Bridge Loans and Transitional Financing in CRE

Lending & MortgageInvestment & Capital Markets

A bridge loan is a short-term, floating-rate loan used to finance a commercial real estate property or business plan that does not yet qualify for permanent financing. The property may be in lease-up, undergoing repositioning or renovation, transitioning from construction to stabilized operations, or simply acquired at a price and loan basis that a permanent lender would not yet underwrite. The bridge loan finances the gap between the current unqualified state and a future stabilized state where permanent debt — CMBS, life company, agency, or bank term loan — becomes available. Bridge terms typically run one to three years with extension options, and the loan is underwritten against the projected stabilized value and NOI rather than current performance.

Pricing and structure reflect the transitional risk. Bridge loans price at a spread over the Secured Overnight Financing Rate, currently the floating benchmark following LIBOR's retirement, typically 250-500 basis points depending on leverage, property type, sponsor quality, and the complexity of the business plan. Most bridge structures include an initial term of one or two years plus one or two twelve-month extension options, each exercisable by the borrower upon satisfying pre-negotiated tests — minimum occupancy, minimum DSCR on the extended term, no existing default. Interest reserves are commonly funded at closing from the loan proceeds to cover projected debt service during the lease-up period when the property is not yet generating enough income to cover the debt, allowing the borrower to service the loan without needing to inject equity from outside the property.

Exit risk is the dominant risk in bridge lending, for both borrower and lender. A bridge loan underwritten assuming a 30-month stabilization window is critically exposed if the business plan takes 42 months or if the permanent lending market has tightened when the borrower needs to refinance. Bridge lenders manage this risk through loan-to-value covenants tied to quarterly appraisals, cash management structures that sweep excess cash to a lender-controlled reserve, and recourse guarantees on specific performance milestones. Borrowers manage exit risk by stress-testing the refinancing: at what NOI and at what cap rate does the permanent loan they need to pay off the bridge still underwrite? Deals where the bridge payoff requires a cap rate 50 basis points tighter than the current market to refinance carry asymmetric exit risk that sophisticated lenders and borrowers both recognize.

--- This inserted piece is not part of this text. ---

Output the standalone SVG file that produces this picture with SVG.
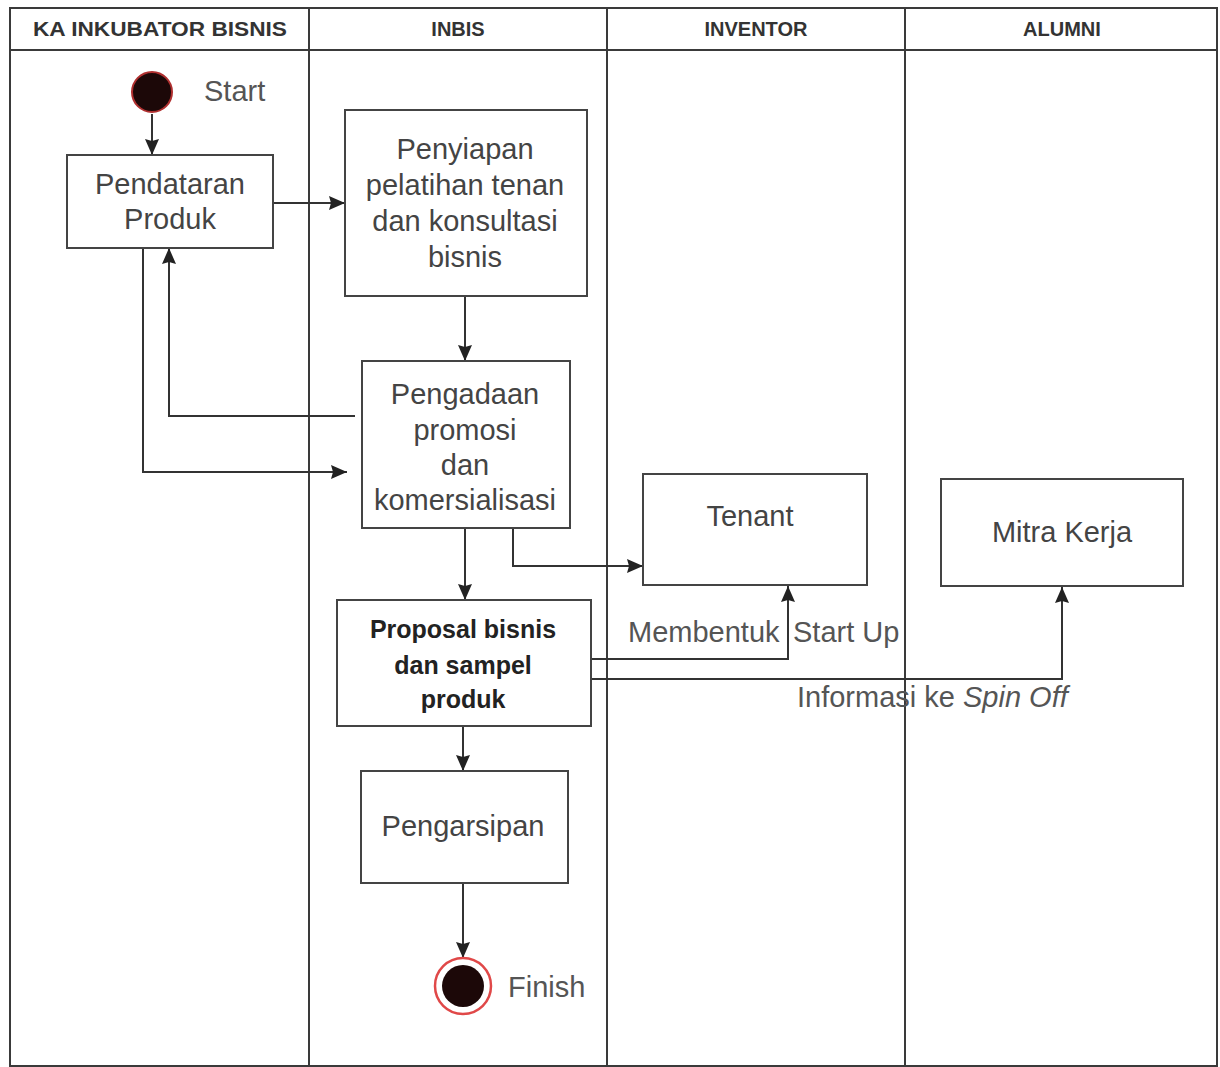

Bridge loans are frequently confused with construction loans and mezzanine debt. Construction loans finance assets under construction with no income, with draws against completed work rather than a single advance. Bridge loans finance existing assets, even if those assets are partially vacant or underperforming. Mezzanine debt is not a standalone loan type based on asset status but a structural position in the capital stack — it sits behind a senior mortgage (which could be either a bridge loan or a permanent loan) and is secured by pledged equity interests rather than real property. In practice, a complex value-add project may layer all three: a construction loan during renovation, converting to a bridge loan during lease-up, with a mezzanine tranche sitting behind both the construction and bridge phases, eventually converting to permanent senior debt plus mezzanine at stabilization.